A few posts back I talked a bit about how the sender and the receiver each affect the messages that pass between them.
If you haven’t read John Gray’s book Men Are From Mars, Women Are From Venus, you should. In addition to explaining some obvious truths about the species, the book is chock full of examples of communications gone bad.
The simplest phrase can get lost in the human communication process.
The sender and receiver each add attitude, mood, experience, and a dozen other factors to every communication we have. It’s one thing to try to communicate feedback. But innocent little phrases get miscommunicated just as easily.
“That’s a good job.”
“What does he mean? Don’t I always do a good job? I’m such a failure that you have to point out to everyone when I do a good job! You never tell anyone else that they do a good job: Are you getting ready to fire me?”
– – – – –
It would be convenient if everyone just believed every word you say with no interpretation or reading between the lines.

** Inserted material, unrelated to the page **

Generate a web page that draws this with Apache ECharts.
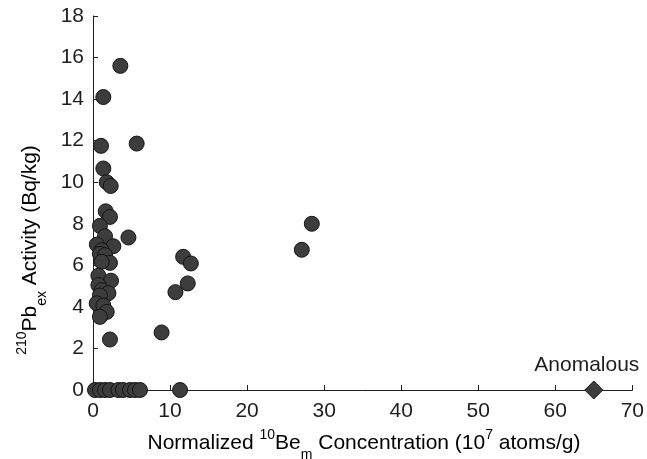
<!DOCTYPE html>
<html>
<head>
<meta charset="utf-8">
<script src="https://cdn.jsdelivr.net/npm/echarts@6/dist/echarts.min.js"></script>
<style>
  html, body { margin: 0; padding: 0; background: #fff; }
  #chart { width: 647px; height: 459px; }
</style>
</head>
<body>
<div id="chart"></div>
<script>
// Normalized 10Be_m concentration (10^7 atoms/g) vs 210Pb_ex activity (Bq/kg)
const beConc = [
  3.55, 1.34, 1.04, 5.67, 1.34, 1.78, 2.3, 1.65, 2.2, 0.9,
  1.56, 4.6, 0.5, 2.64, 1.13, 0.9, 1.56, 2.2, 1.13, 0.7,
  2.34, 0.7, 1.13, 2.0, 0.9, 0.48, 1.34, 1.78, 0.9, 2.2,
  8.9, 10.7, 11.7, 12.7, 12.3, 27.1, 28.4,
  0.26, 0.9, 1.56, 2.2, 3.3, 3.9, 4.8, 5.45, 6.1, 11.3
];
const pbActivity = [
  15.6, 14.1, 11.75, 11.86, 10.66, 10.0, 9.82, 8.6, 8.33, 7.9,
  7.4, 7.34, 7.0, 6.92, 6.73, 6.55, 6.49, 6.12, 6.17, 5.5,
  5.26, 5.05, 4.81, 4.66, 4.55, 4.17, 4.07, 3.76, 3.52, 2.43,
  2.77, 4.71, 6.41, 6.09, 5.13, 6.75, 8.0,
  0, 0, 0, 0, 0, 0, 0, 0, 0, 0
];
// Sample flagged as anomalous
const anomalousBe = [65];
const anomalousPb = [0];
const anomalousLabel = 'Anomalous';

const xTicks = { min: 0, max: 70, step: 10 };
const yTicks = { min: 0, max: 18, step: 2 };

const FONT = '"Liberation Sans", Arial, Helvetica, sans-serif';
const INK = '#1e1e1e';
const FS = 21;

const pairs = (xs, ys) => xs.map((x, i) => [x, ys[i]]);

// rich-text styles for the super/subscripted axis titles
const titleRich = {
  t: { fontSize: FS, fontFamily: FONT, color: INK, verticalAlign: 'middle', lineHeight: 38 },
  sup: { fontSize: 14, fontFamily: FONT, color: INK, verticalAlign: 'top', lineHeight: 14, padding: [4, 0, 0, 0] },
  sub: { fontSize: 14, fontFamily: FONT, color: INK, verticalAlign: 'bottom', lineHeight: 14 }
};

const chart = echarts.init(document.getElementById('chart'), null, { renderer: 'canvas' });

const axisCommon = {
  axisLine: { show: true, lineStyle: { color: INK, width: 1 } },
  axisTick: { show: true, inside: true, length: 5, lineStyle: { color: INK } },
  splitLine: { show: false },
  axisLabel: { color: INK, fontSize: FS, fontFamily: FONT }
};

chart.setOption({
  animation: false,
  backgroundColor: '#fff',
  grid: { left: 93, right: 14, top: 16, bottom: 69, containLabel: false },
  xAxis: Object.assign({}, axisCommon, {
    type: 'value',
    min: xTicks.min, max: xTicks.max, interval: xTicks.step,
    axisLabel: Object.assign({}, axisCommon.axisLabel, { margin: 11 })
  }),
  yAxis: Object.assign({}, axisCommon, {
    type: 'value',
    min: yTicks.min, max: yTicks.max, interval: yTicks.step,
    axisLabel: Object.assign({}, axisCommon.axisLabel, { margin: 9 })
  }),
  graphic: [
    {
      type: 'text',
      x: 364, y: 443,
      style: {
        text: '{t|Normalized }{sup|10}{t|Be}{sub|m}{t| Concentration (10}{sup|7}{t| atoms/g)}',
        rich: titleRich,
        align: 'center',
        verticalAlign: 'middle'
      }
    },
    {
      type: 'text',
      x: 30, y: 250,
      rotation: Math.PI / 2,
      style: {
        text: '{sup|210}{t|Pb}{sub|ex}{t| Activity (Bq/kg)}',
        rich: titleRich,
        align: 'center',
        verticalAlign: 'middle'
      }
    }
  ],
  series: [
    {
      type: 'scatter',
      data: pairs(beConc, pbActivity),
      symbol: 'circle',
      symbolSize: 15,
      itemStyle: { color: '#3d3d3d', borderColor: '#151515', borderWidth: 1, opacity: 1 },
      clip: false,
      z: 3
    },
    {
      type: 'scatter',
      data: pairs(anomalousBe, anomalousPb),
      symbol: 'diamond',
      symbolSize: [18, 18],
      itemStyle: { color: '#3d3d3d', borderColor: '#151515', borderWidth: 1, opacity: 1 },
      label: {
        show: true,
        position: 'top',
        distance: 5,
        offset: [-7, 0],
        formatter: anomalousLabel,
        color: INK,
        fontSize: FS,
        fontFamily: FONT
      },
      clip: false,
      z: 4
    }
  ]
});
</script>
</body>
</html>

But, alas, they have a lifetime of their experiences, plus whatever personal history with you. These things create filters through which all communications take place.
This is true in personal relationships, business relationships, online communications, in groups, one-on-one, and in every other human interaction.
A few years ago our company decided to let clients know that we really appreciate it when they pay on time. As a small business, this makes a big difference for us. So we drafted a memo and sent it on its way.
Wow! What an uproar. Several clients called to complain. They’d always paid their bills on time. They didn’t need to be told . . . etc.
Others didn’t even notice the communication. They said it was like the generic pages full of notices that show up with credit card privacy inserts. In other words, it was meaningless communication.
So how do you learn to communicate with a variety of people?
Most of us do pretty well. But there’s only one way to be sure that your communication is successful: Ask.
That is, simply reflect back to the other person what you heard them say. I try to do this with clients, especially regarding action items during a meeting.
At the end of a meeting, say something like, “Here’s what I understand that we agreed on . . ..”
In conversation, try “I heard you say . . ..”
What ensues is a back-and-forth conversation that may be a little uncomfortable at times. After all, you’re going to express what you heard. The other person may well say No, that’s not what they said.
After a little back and forth, you’ll both agree on what was said and what you each want.
And the next conversation will be a little more comfortable.
It would be great if communication were always perfect, or at least easy. But you have to remember that everyone involved is human.